Pathtracer 16: Burst SIMD Optimization

Introduction and index of this series is here.

When I originally played with the Unity Burst compiler in “Part 3: C#, Unity, Burst”, I just did the simplest possible “get C# working, get it working on Burst” thing and left it there. Later on in “Part 10: Update C#" I updated it to use Structure-of-Arrays data layout for scene objects, and that was about it. Let’s do something about this.

Meanwhile, I have switched from late-2013 MacBookPro to mid-2018 one, so the performance numbers on a “Mac” will be different from the ones in previous posts.

Update to latest Unity + Burst + Mathematics versions

First of all, let’s update the Unity version we use from some random 2018.1 beta to the latest stable 2018.2.13, and update Burst (to 0.2.4-preview.34) & Mathematics (to 0.0.12-preview.19) packages along the way. Mathematics renamed lengthSquared to lengthsq, and introduced a PI constant that clashed with our own one :) These trivial updates in this commit.

Just that got performance on PC from 81.4 to 84.3 Mray/s, and on Mac from 31.5 to 36.5 Mray/s. I guess either Burst or Mathematics (or both) got some optimizations during this half a year, nice!

Add some “manual SIMD” to sphere intersection

Very similar to how in Part 8: SSE HitSpheres I made the C++ HitSpheres function do intersection testing of one ray against 4 spheres at once, we’ll do the same in our Unity C# Burst code.

The thought process and work done is extremely similar to the C++ side done in Part 8 and Part 9; basically:

  • Since data for our spheres is laid out nicely in SoA style arrays, we can easily load data for 4 of them at once.
  • Do all ray intersection math on these 4 spheres,
  • If any are hit, pick the closest one and calculate final hit position & normal.

HitSpheres function code gets to be extremely similar between C++ version and C# version. In fact the C# one is cleaner since float4, int4 and bool4 types in Mathematics package are way more complete SIMD wrappers than my toy manual implementations in the C++ version.

The full change commit is here.

Performance: PC from 84.3 to 133 Mray/s, and Mac from 35.5 to 60.0 Mray/s. Not bad!

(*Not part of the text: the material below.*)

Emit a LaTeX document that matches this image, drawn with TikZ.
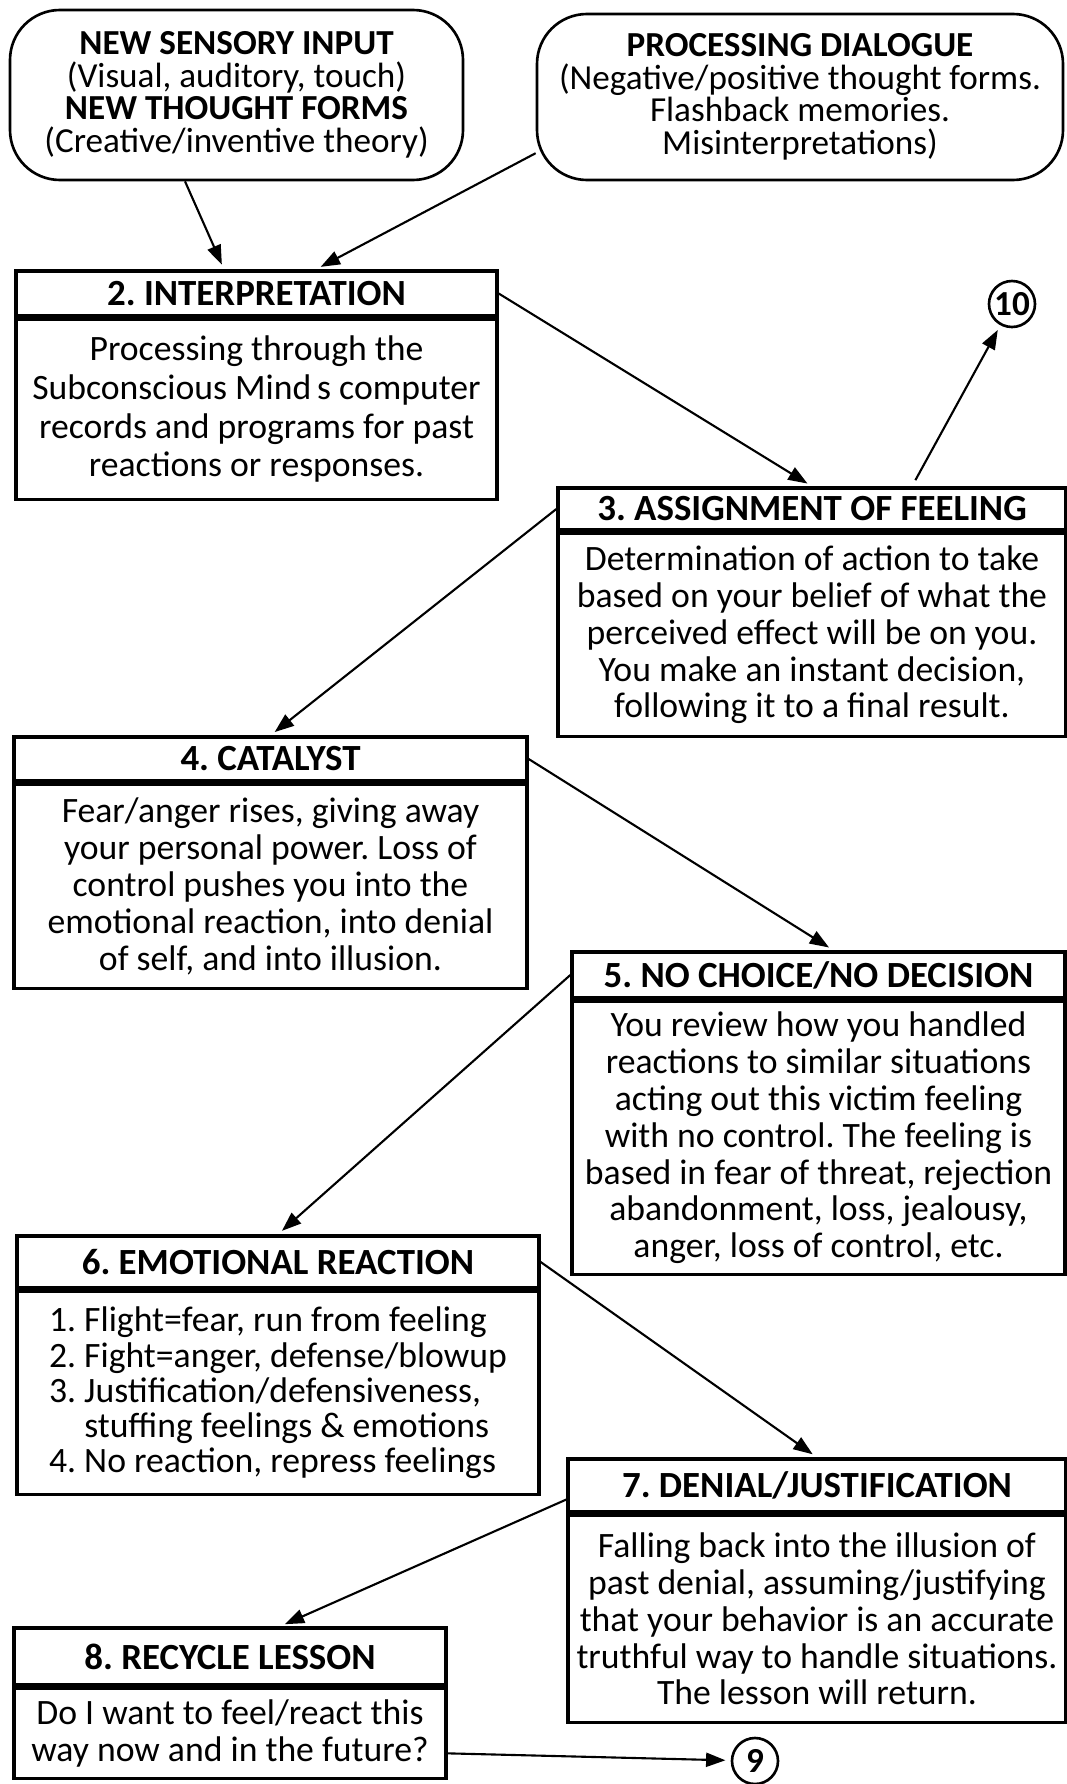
\documentclass[tikz,border=0pt]{standalone}
\usepackage{fontspec}
\setmainfont{Carlito}
\usepackage{tikz}
\usetikzlibrary{arrows.meta, positioning, calc}
\frenchspacing

\begin{document}
\begin{tikzpicture}[
    box/.style={rectangle, draw, line width=1.9pt, align=center, inner sep=2pt},
    head/.style={box, font=\fontsize{21}{21}\selectfont\bfseries},
    body/.style={box, font=\fontsize{20.3}{21}\selectfont},
    bubble/.style={rectangle, rounded corners=1cm, draw, line width=1.5pt,
                   align=center, font=\fontsize{20}{18.5}\selectfont},
    num/.style={circle, draw, line width=1.5pt, minimum size=0.92cm, inner sep=0pt,
                font=\fontsize{20}{20}\selectfont\bfseries},
    arr/.style={-{Triangle[length=11pt, width=8pt]}, line width=1.2pt, shorten >=3pt}]

    \useasboundingbox (0,0) rectangle (21.34,-35.68);

    % Inputs
    \node[bubble, minimum width=9.06cm, minimum height=3.4cm] (sensory) at (4.73,-1.9)
        {\textbf{NEW SENSORY INPUT}\\(Visual, auditory, touch)\\\textbf{NEW THOUGHT FORMS}\\(Creative/inventive theory)};
    \node[bubble, minimum width=10.52cm, minimum height=3.32cm] (dialogue) at (16,-1.94)
        {\textbf{PROCESSING DIALOGUE}\\(Negative/positive thought forms.\\Flashback memories.\\Misinterpretations)};

    % Steps
    \node[head, minimum width=9.62cm, minimum height=0.9cm] (interp) at (5.13,-5.87) {2. INTERPRETATION};
    \node[body, minimum width=9.62cm, minimum height=3.6cm, below=0pt of interp, font=\fontsize{20.3}{22}\selectfont] (interpB)
        {Processing through the\\Subconscious Mind\,s computer\\records and programs for past\\reactions or responses.};

    \node[head, minimum width=10.16cm, minimum height=0.84cm] (assign) at (16.24,-10.18) {3. ASSIGNMENT OF FEELING};
    \node[body, minimum width=10.16cm, minimum height=4.06cm, below=0pt of assign] (assignB)
        {Determination of action to take\\based on your belief of what the\\perceived effect will be on you.\\You make an instant decision,\\following it to a final result.};

    \node[head, minimum width=10.26cm, minimum height=0.88cm] (catalyst) at (5.41,-15.18) {4. CATALYST};
    \node[body, minimum width=10.26cm, minimum height=4.08cm, below=0pt of catalyst] (catalystB)
        {Fear/anger rises, giving away\\your personal power. Loss of\\control pushes you into the\\emotional reaction, into denial\\of self, and into illusion.};

    \node[head, minimum width=9.86cm, minimum height=0.92cm] (nochoice) at (16.37,-19.5) {5. NO CHOICE/NO DECISION};
    \node[body, minimum width=9.86cm, minimum height=5.46cm, below=0pt of nochoice] (nochoiceB)
        {You review how you handled\\reactions to similar situations\\acting out this victim feeling\\with no control. The feeling is\\based in fear of threat, rejection\\abandonment, loss, jealousy,\\anger, loss of control, etc.};

    \node[head, minimum width=10.44cm, minimum height=1.04cm] (emotion) at (5.56,-25.24) {6. EMOTIONAL REACTION};
    \node[body, minimum width=10.44cm, minimum height=4.06cm, below=0pt of emotion, align=left, font=\fontsize{20.3}{20}\selectfont] (emotionB)
        {1. Flight=fear, run from feeling\\2. Fight=anger, defense/blowup\\3. Justification/defensiveness,\\\phantom{3. }stuffing feelings \& emotions\\4. No reaction, repress feelings};

    \node[head, minimum width=9.96cm, minimum height=1.06cm] (denial) at (16.34,-29.71) {7. DENIAL/JUSTIFICATION};
    \node[body, minimum width=9.96cm, minimum height=4.14cm, below=0pt of denial] (denialB)
        {Falling back into the illusion of\\past denial, assuming/justifying\\that your behavior is an accurate\\truthful way to handle situations.\\The lesson will return.};

    \node[head, minimum width=8.64cm, minimum height=1.14cm] (recycle) at (4.6,-33.13) {8. RECYCLE LESSON};
    \node[body, minimum width=8.64cm, minimum height=1.8cm, below=0pt of recycle] (recycleB)
        {Do I want to feel/react this\\way now and in the future?};

    % Links out
    \node[num] (ten) at (20.24,-6.08) {10};
    \node[num] (nine) at (15.1,-35.22) {9};

    % Arrows
    \draw[arr] ([xshift=-1.03cm]sensory.south) -- ([xshift=-0.65cm]interp.north);
    \draw[arr] (dialogue.192) -- ([xshift=1.19cm]interp.north);
    \draw[arr] (interp.east) -- (assign.north);
    \draw[arr, shorten <=4pt] ([xshift=2cm]assign.north) -- (ten);
    \draw[arr] (assign.west) -- (catalyst.north);
    \draw[arr] (catalyst.east) -- ([xshift=0.3cm]nochoice.north);
    \draw[arr] (nochoice.west) -- (emotion.north);
    \draw[arr] (emotion.east) -- (denial.north);
    \draw[arr] ([yshift=-0.28cm]denial.west) -- ([xshift=1cm]recycle.north);
    \draw[arr] ([yshift=-0.4cm]recycleB.east) -- (nine);
\end{tikzpicture}
\end{document}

Updated numbers for new Mac hardware

Implementation PC Mac
GPU 1854 246
C++, SSE+SoA HitSpheres 187 74
C#, Unity Burst, 4-wide HitSpheres 133 60
C++, SoA HitSpheres 100 36
C#, Unity Burst 82 36
C#, .NET Core 53.0 23.6
C#, mono -O=float32 --llvm w/ MONO_INLINELIMIT=100 22.0
C#, mono -O=float32 --llvm 18.9
C#, mono -O=float32 11.0
C#, mono 6.1
  • PC is AMD ThreadRipper 1950X (3.4GHz, 16c/16t - SMT disabled) with GeForce GTX 1080 Ti.
  • Mac is mid-2018 MacBookPro (Core i9-8950HK 2.9GHz, 6c/12t) with AMD Radeon Pro 560X.
  • Unity version 2018.2.13 with Burst 0.2.4-preview.34 and Mathematics 0.0.12-preview.19.
  • Mono version 5.12.
  • .NET Core version 2.1.302.

All code is on github at 16-burst-simd tag.